10. ikamper RTT Sleeper – $369
Are you a side sleeper? Do you hate mummy bags? Do you yearn for the rectangular sleeping bags of your youth and southern climes, but hate the size and warmth factor of those old school bags? I’ve got a sleeping bag for you! Since we’re talking boats here, and camping in boats is basically car camping, I suggest checking out iKamper’s RTT sleeper. It’s a rectangular DOWN bag. That’s right, down. Designed for rooftop tents, this four-season, 1000-gram, fill-responsible duck down bag sports a neck warmer “mini blanket,” zippered interior pocket, and compatibility with iKamper’s RTT blanket to make it even warmer when needed. I recently spent two nights in it and have to say it’s the MOST comfortable bag I think I’ve ever used. While you give up a little packing space with the design, you make up for it in spades with warm comfortable sleep.
The new Gerber Bushcraft axe and hatchet are excellent wood-cutting tools with single-piece forged corrosion resistant cutting heads, a hammer on the opposite side, and fantastic grips. The hidden compartment in the handle is what truly sets these apart. It’s water resistant and can house paracord, and a mini lighter and/or fire starter in the axe. A fantastic tool for multi-night floats.

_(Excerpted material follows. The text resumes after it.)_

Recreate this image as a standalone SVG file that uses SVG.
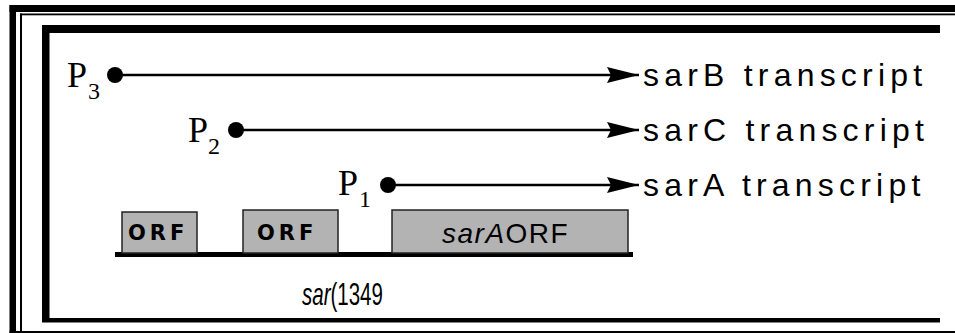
<svg xmlns="http://www.w3.org/2000/svg" width="955" height="333" viewBox="0 0 955 333">
<defs>
<style>
.frame{fill:#000}
.pl{font-family:"Liberation Serif","Times New Roman",serif;font-size:36px;fill:#000}
.ps{font-family:"Liberation Serif","Times New Roman",serif;font-size:24px;fill:#000}
.tx{font-family:"Liberation Sans",Arial,sans-serif;font-size:32px;letter-spacing:5.2px;fill:#000}
.ln{stroke:#000;stroke-width:2.5;fill:none}
.box{fill:#b3b3b3;stroke:#222;stroke-width:1.5}
.orf{font-family:"DejaVu Sans",sans-serif;font-weight:bold;font-size:21px;letter-spacing:4px;fill:#000}
.sa{font-family:"Liberation Sans",Arial,sans-serif;font-size:28px;letter-spacing:1.5px;fill:#000}
.lab{font-family:"Liberation Sans",Arial,sans-serif;font-size:32px;fill:#000}
</style>
<marker id="ah" markerWidth="32" markerHeight="16" refX="32" refY="8" orient="auto" markerUnits="userSpaceOnUse">
<path d="M0,0 L32,8 L0,16 L4,8 Z" fill="#000"/>
</marker>
</defs>
<g id="frame">
<rect class="frame" x="9.5" y="5" width="945.5" height="7"/>
<rect class="frame" x="9.5" y="5" width="6.5" height="328"/>
<rect class="frame" x="20" y="13.5" width="935" height="1.8"/>
<rect class="frame" x="20" y="13.5" width="2" height="318"/>
<rect class="frame" x="9.5" y="331" width="945.5" height="2"/>
<rect class="frame" x="42" y="25" width="898" height="8"/>
<rect class="frame" x="42" y="25" width="7.5" height="297"/>
<rect class="frame" x="42" y="318" width="898" height="4.5"/>
</g>
<g id="connectors">
<line class="ln" x1="115" y1="75" x2="639" y2="75" marker-end="url(#ah)"/>
<line class="ln" x1="236" y1="130" x2="639" y2="130" marker-end="url(#ah)"/>
<line class="ln" x1="388" y1="185" x2="639" y2="185" marker-end="url(#ah)"/>
</g>
<g id="p3">
<circle cx="115" cy="75" r="8" fill="#000"/>
<text class="pl" x="67" y="87">P</text><text class="ps" x="88" y="99">3</text>
<text class="tx" x="643" y="86">sarB transcript</text>
</g>
<g id="p2">
<circle cx="236" cy="130" r="8" fill="#000"/>
<text class="pl" x="188" y="142">P</text><text class="ps" x="208" y="154">2</text>
<text class="tx" x="643" y="141">sarC transcript</text>
</g>
<g id="p1">
<circle cx="388" cy="185" r="8" fill="#000"/>
<text class="pl" x="338" y="195">P</text><text class="ps" x="359" y="207">1</text>
<text class="tx" x="643" y="196">sarA transcript</text>
</g>
<g id="gene">
<rect x="115" y="252" width="518" height="5" fill="#000"/>
<rect class="box" x="122" y="212" width="75" height="41"/>
<text class="orf" x="128" y="240">ORF</text>
<rect class="box" x="243" y="210" width="95" height="43"/>
<text class="orf" x="257" y="240">ORF</text>
<rect class="box" x="392" y="210" width="236" height="43"/>
<text class="sa" x="442" y="243"><tspan font-style="italic">sarA</tspan>ORF</text>
<text class="lab" transform="translate(302,305) scale(0.64,1)"><tspan font-style="italic">sar</tspan>(1349</text>
</g>
</svg>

12. Yeti Rambler Gallon Jug – $130
We’ve used Yeti products for years on river trips. Like all things Yeti, the one-gallon jug is over-built and works better than advertised. The jug allows us to have icy-cold water for two, three, or even four days. We typically pack it full of as much ice as possible or chop a piece of block ice off and leave it in the jug until we need water. Once we’re on the river we add water and keep refilling as we go. It’s CRAZY how long the ice will remain. The screw-top lid is magnetic and sticks to the top, so it’s hard to lose. If you like cold water for your entire trip, the Yeti Jug can’t be beat.